London is brimming with Arthur Miller at the moment. From the Old Vic to the Yard in Hackney, his plays are everywhere. Marianne Elliott and Miranda Cromwell’s production of his 1949 Pulitzer-winning play for the Young Vic stands out in that it’s textually faithful while completely reframing the play. Nothing is changed and yet everything is changed.
Elliott and Cromwell have recast the Loman family as African Americans in 1940s Brooklyn, after the Great Depression and before the Civil Rights movement.
Wendell Pierce is superb as Willy Loman, a man whose sense of worth and self is inextricably linked with his ability to provide for his family, to drive into any town and be warmly welcomed. Now, after decades of service, he’s reduced to working on commission and grovelling for his job, and it’s too much for him to bear. Miller’s lines carry a different weight in this context. Willy’s need to be respected and recognised is about something deeper than fear of becoming obsolete. Every “kid”, every throwaway “boy”, every encounter with his dismissive younger boss, every infinitesimal chip at Willy’s dignity lands differently.
Death of a Salesman is at once a study of a man coming undone, a memory play and a deconstruction of American capitalism – a masterful dramatic balancing act. The production captures the play’s many subtle shifts in tone and time, sliding between the past and present.

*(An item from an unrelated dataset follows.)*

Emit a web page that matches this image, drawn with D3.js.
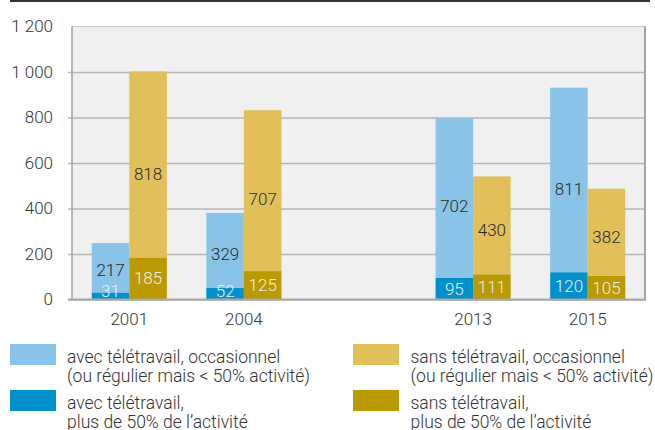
<!DOCTYPE html>
<html>
<head>
<meta charset="utf-8">
<script src="https://cdn.jsdelivr.net/npm/d3@7"></script>
<style>
  html, body { margin: 0; padding: 0; background: #fff; }
  svg { display: block; font-family: Roboto, "Noto Sans", sans-serif; font-weight: 300; }
</style>
</head>
<body>
<svg id="chart" width="655" height="430"></svg>
<script>
// ---- data ----
const categories = ["2001", "2004", "", "2013", "2015"]; // empty slot keeps the gap
const years = ["2001", "2004", "2013", "2015"];
const avecOccasionnel = [217, 329, 702, 811];
const avecPlus50 = [31, 52, 95, 120];
const sansOccasionnel = [818, 707, 430, 382];
const sansPlus50 = [185, 125, 111, 105];
const yTicks = [0, 200, 400, 600, 800, 1000, 1200];
const legendLabels = [
  ["avec télétravail, occasionnel", "(ou régulier mais < 50% activité)"],
  ["avec télétravail,", "plus de 50% de l’activité"],
  ["sans télétravail, occasionnel", "(ou régulier mais < 50% activité)"],
  ["sans télétravail,", "plus de 50% de l’activité"]
];
const colors = {
  avecOcc: "#89c3e7",
  avecPlus: "#0091cd",
  sansOcc: "#e1c059",
  sansPlus: "#bb9900"
};

// ---- layout ----
const svg = d3.select("#chart");
const plot = { left: 72, right: 645, top: 26.5, bottom: 299.5 };

const x = d3.scaleBand().domain(categories).range([plot.left, plot.right])
  .paddingInner(0.345).paddingOuter(0.345 / 2);
const xSub = d3.scaleBand().domain(["avec", "sans"]).range([0, x.bandwidth()]);
const y = d3.scaleLinear().domain([0, 1200]).range([plot.bottom, plot.top]);

const locale = d3.formatLocale({ decimal: ",", thousands: " ", grouping: [3], currency: ["", ""] });
const fmt = locale.format(",");

// top rule
svg.append("line").attr("x1", 10).attr("x2", 650).attr("y1", 1).attr("y2", 1)
  .attr("stroke", "#333").attr("stroke-width", 2);

// plot background
svg.append("rect").attr("x", plot.left).attr("y", plot.top)
  .attr("width", plot.right - plot.left).attr("height", plot.bottom - plot.top)
  .attr("fill", "#eff0ef").attr("stroke", "#c8c8c8").attr("stroke-width", 1);

// y axis with gridlines
const yAxis = svg.append("g").attr("transform", `translate(${plot.left},0)`)
  .call(d3.axisLeft(y).tickValues(yTicks).tickFormat(fmt)
    .tickSize(-(plot.right - plot.left)).tickPadding(19));
yAxis.select(".domain").remove();
yAxis.selectAll(".tick line").attr("stroke", "#b6b6b6").attr("stroke-width", 1.5).attr("x1", -4);
yAxis.selectAll(".tick text").attr("font-size", 17).attr("fill", "#333")
  .attr("font-family", "Roboto, sans-serif").attr("font-weight", 300);
yAxis.selectAll(".tick").filter(d => d === 1200).select("line").remove();

// frame lines
svg.append("line").attr("x1", plot.left).attr("x2", plot.left).attr("y1", plot.top).attr("y2", plot.bottom)
  .attr("stroke", "#a9a9a9").attr("stroke-width", 1.5);
svg.append("line").attr("x1", plot.right).attr("x2", plot.right).attr("y1", plot.top).attr("y2", plot.bottom + 1)
  .attr("stroke", "#a4a4a4").attr("stroke-width", 2);

// stacked bars
const groups = years.map((yr, i) => ({
  year: yr,
  stacks: [
    { key: "avec", segs: [
      { v: avecPlus50[i], base: 0, color: colors.avecPlus, bottom: true },
      { v: avecOccasionnel[i], base: avecPlus50[i], color: colors.avecOcc, bottom: false }
    ]},
    { key: "sans", segs: [
      { v: sansPlus50[i], base: 0, color: colors.sansPlus, bottom: true },
      { v: sansOccasionnel[i], base: sansPlus50[i], color: colors.sansOcc, bottom: false }
    ]}
  ]
}));

const g = svg.append("g");
groups.forEach(grp => {
  grp.stacks.forEach(st => {
    const bx = x(grp.year) + xSub(st.key);
    const bw = xSub.bandwidth();
    st.segs.forEach(s => {
      g.append("rect").attr("x", bx).attr("width", bw)
        .attr("y", y(s.base + s.v)).attr("height", y(s.base) - y(s.base + s.v))
        .attr("fill", s.color);
    });
  });
});
// labels
groups.forEach(grp => {
  grp.stacks.forEach(st => {
    const cx = x(grp.year) + xSub(st.key) + xSub.bandwidth() / 2;
    st.segs.forEach(s => {
      let cy = s.bottom ? y(s.base + s.v / 2) : y(s.base + s.v * 0.45);
      if (s.bottom) cy = Math.min(cy, 291);
      g.append("text").attr("x", cx).attr("y", cy)
        .attr("text-anchor", "middle").attr("dominant-baseline", "central")
        .attr("font-size", 17).attr("fill", s.bottom ? "#eeeeee" : "#2a2a2a")
        .text(s.v);
    });
  });
});

// bottom axis line
svg.append("line").attr("x1", plot.left - 4).attr("x2", plot.right + 1).attr("y1", plot.bottom).attr("y2", plot.bottom)
  .attr("stroke", "#a8a8a8").attr("stroke-width", 2);

// x axis labels
const xAxis = svg.append("g").attr("transform", `translate(0,${plot.bottom})`)
  .call(d3.axisBottom(x).tickSize(0).tickPadding(13).tickFormat(d => d));
xAxis.select(".domain").remove();
xAxis.selectAll(".tick text").attr("font-size", 17).attr("fill", "#333")
  .attr("font-family", "Roboto, sans-serif").attr("font-weight", 300);

// legend
const legendColors = [colors.avecOcc, colors.avecPlus, colors.sansOcc, colors.sansPlus];
const legendPos = [
  { sx: 10, tx: 67, y: 344 },
  { sx: 10, tx: 67, y: 390 },
  { sx: 353, tx: 410.5, y: 344 },
  { sx: 353, tx: 410.5, y: 390 }
];
legendLabels.forEach((lines, i) => {
  const p = legendPos[i];
  svg.append("rect").attr("x", p.sx).attr("y", p.y).attr("width", 46).attr("height", 21)
    .attr("fill", legendColors[i]);
  const t = svg.append("text").attr("x", p.tx).attr("y", p.y + 18.5)
    .attr("font-size", 17.5).attr("fill", "#333");
  lines.forEach((ln, j) => {
    t.append("tspan").attr("x", p.tx).attr("dy", j === 0 ? 0 : 19.5).text(ln);
  });
});
</script>
</body>
</html>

In dream-like flashback sequences, the Lomans’ sons, bright Biff (Arinzé Kene) and “philandering bum” Happy (Martins Imhangbe) bound around the stage in football gear, assuming stylised poses. Anna Fleischle’s minimal grey set adds to this sense of slipperiness, with its numerous windowpanes and door frames that descend from above, as Femi Temowo’s melancholy music drifts across the stage.
Pierce is suitably smooth and initially quite jovial as Willy – funnier than most in the role – but he is also cruel when pressurised and desperate when cornered – repeatedly, aggressively silencing his wife. His warmth makes his collapse harder to watch. Kene captures Biff’s complicated mixture of affection for, and near-physical repulsion from, his father. Sharon D Clarke is even better as Willy’s wife Linda, an island of calm and determination surrounded by a sea of hotheaded men, demanding that her sons respect their father, that they acknowledge and understand him.
In Elliott and Cromwell’s hands, the play becomes not just about race but also about mental health, the fragility of masculinity, and the way these thing are so often entangled. It’s impressive how contemporary it feels in this respect.
The cast is exemplary throughout, the performances rich and moving, the production revelatory and atmospheric, and the last few moments, in which Kene and Clarke join voices, are heart-wrenching.